1. Giving More of a Product for Free Costs Less Than a Discount
Imagine that a hardware store is offering two deals on a liter of paint. The first deal gives away 33 percent more paint for the same price. The second deal offers the liter of paint for 33 percent less money. Which is the better deal for the customer?
If you think they're the same, you're like most of the respondents in marketing studies. You're also wrong.
Let's say that liter of paint costs $20. The customer is paying 2 cents for every milliliter. If they're getting an extra 33 percent free, they're paying $20 for 1,333 milliliters, or 1.5 cents per milliliter. If the customer receives a 33 percent discount, they pay $13.20 for a liter of paint, or 1.3 cents per milliliter.
That's a big difference for the customer, a big difference for the business...and the reason cereal manufacturers promise 25 percent more Cheerios instead of cutting the price.

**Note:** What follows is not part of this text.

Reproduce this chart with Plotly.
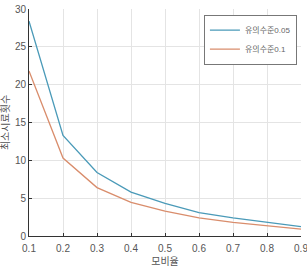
import plotly.graph_objects as go

p = [0.1, 0.2, 0.3, 0.4, 0.5, 0.6, 0.7, 0.8, 0.9]
s005 = [28.4, 13.3, 8.4, 5.8, 4.3, 3.1, 2.4, 1.8, 1.23]
s01 = [21.8, 10.3, 6.4, 4.45, 3.3, 2.4, 1.8, 1.36, 0.92]
names = ["유의수준0.05", "유의수준0.1"]
colors = ["#4a9ab8", "#d98d6c"]

fig = go.Figure()
for ys, nm, c in zip([s005, s01], names, colors):
    fig.add_trace(go.Scatter(x=p, y=ys, mode="lines", name=nm,
                             line=dict(color=c, width=1.3)))

font = "Liberation Sans, Noto Sans CJK KR"
fig.update_layout(
    width=307, height=269,
    margin=dict(l=29, r=6, t=9, b=33),
    paper_bgcolor="white", plot_bgcolor="white",
    font=dict(family=font, size=10, color="#555"),
    showlegend=True,
    legend=dict(x=0.985, y=0.975, xanchor="right", yanchor="top",
                bgcolor="white", bordercolor="#777", borderwidth=1,
                font=dict(size=8, color="#666"), itemwidth=30,
                tracegroupgap=0),
    xaxis=dict(range=[0.1, 0.9], tickvals=p,
               ticktext=["0.1", "0.2", "0.3", "0.4", "0.5", "0.6", "0.7", "0.8", "0.9"],
               showgrid=True, gridcolor="#e4e4e4", gridwidth=1,
               showline=True, linecolor="#333", linewidth=1,
               ticks="inside", ticklen=3, tickcolor="#333",
               zeroline=False, ticklabelstandoff=3, automargin=False,
               ticklabeloverflow="allow",
               title=dict(text="모비율", font=dict(size=10, color="#555"), standoff=4)),
    yaxis=dict(range=[0, 30], tickvals=[0, 5, 10, 15, 20, 25, 30],
               showgrid=True, gridcolor="#e4e4e4", gridwidth=1,
               showline=True, linecolor="#333", linewidth=1,
               ticks="inside", ticklen=3, tickcolor="#333",
               zeroline=False, automargin=False,
               title=dict(text="최소시료횟수", font=dict(size=10, color="#555"), standoff=4)),
)
fig.write_html("out.html")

2. Prices Work Best With Comparisons
In a classic test, psychologist Dan Ariely, showed how smart pricing can affect purchase decisions. He took a subscription offer for The Economist and showed it to 100 MIT students. The magazine was offering a digital-only subscription for $59; a print-only subscription for $125; and a print and digital subscription also for $125.
Sixteen students chose the digital subscription, and 84 chose the print and digital subscription. Not surprisingly, no one chose the print-only subscription that cost the same price as the third option.
So Ariely took out the second option and offered the remaining two choices to another 100 MIT students. This time 68 chose the cheaper option and 32 made the more expensive choice.
That second choice wasn't filling space. It was making the most expensive option look cheap. Add a lower value option next to high margin offer, and even if everyone ignores it, you'll make more profits.
3. Extended Warranties Never Add Up...Except for the Seller
Imagine your business needs a new computer. You decide on the specifications, surf the Web for comparisons, then head to the store to make your purchase. When you reach the checkout desk, the clerk asks if you want to buy an extended warranty. The computer costs $1,000 and comes with a one-year guarantee. A three-year warranty is $180.
It's almost never a good deal. In effect, you're being asked to pay $180 for a repair that hasn't happened yet, and may never happen. And if something does happen to the computer, it's more likely to happen towards the end of its life when it's less valuable anyway.
Think of it this way: $180 represents 18 percent of the computer's value at the time of purchase. After nearly three years, the value of the computer may have fallen by 50 percent. For the warranty to be a good purchase, the cost of repair has to be a third of the cost of the computer. At that stage, replacement would be a better choice.
Extended warranties make sense for sellers, who often take half the premium for themselves, and for the clerks who sell them because they make a commission. But when you're buying for your business, choose good products and skip the warranty.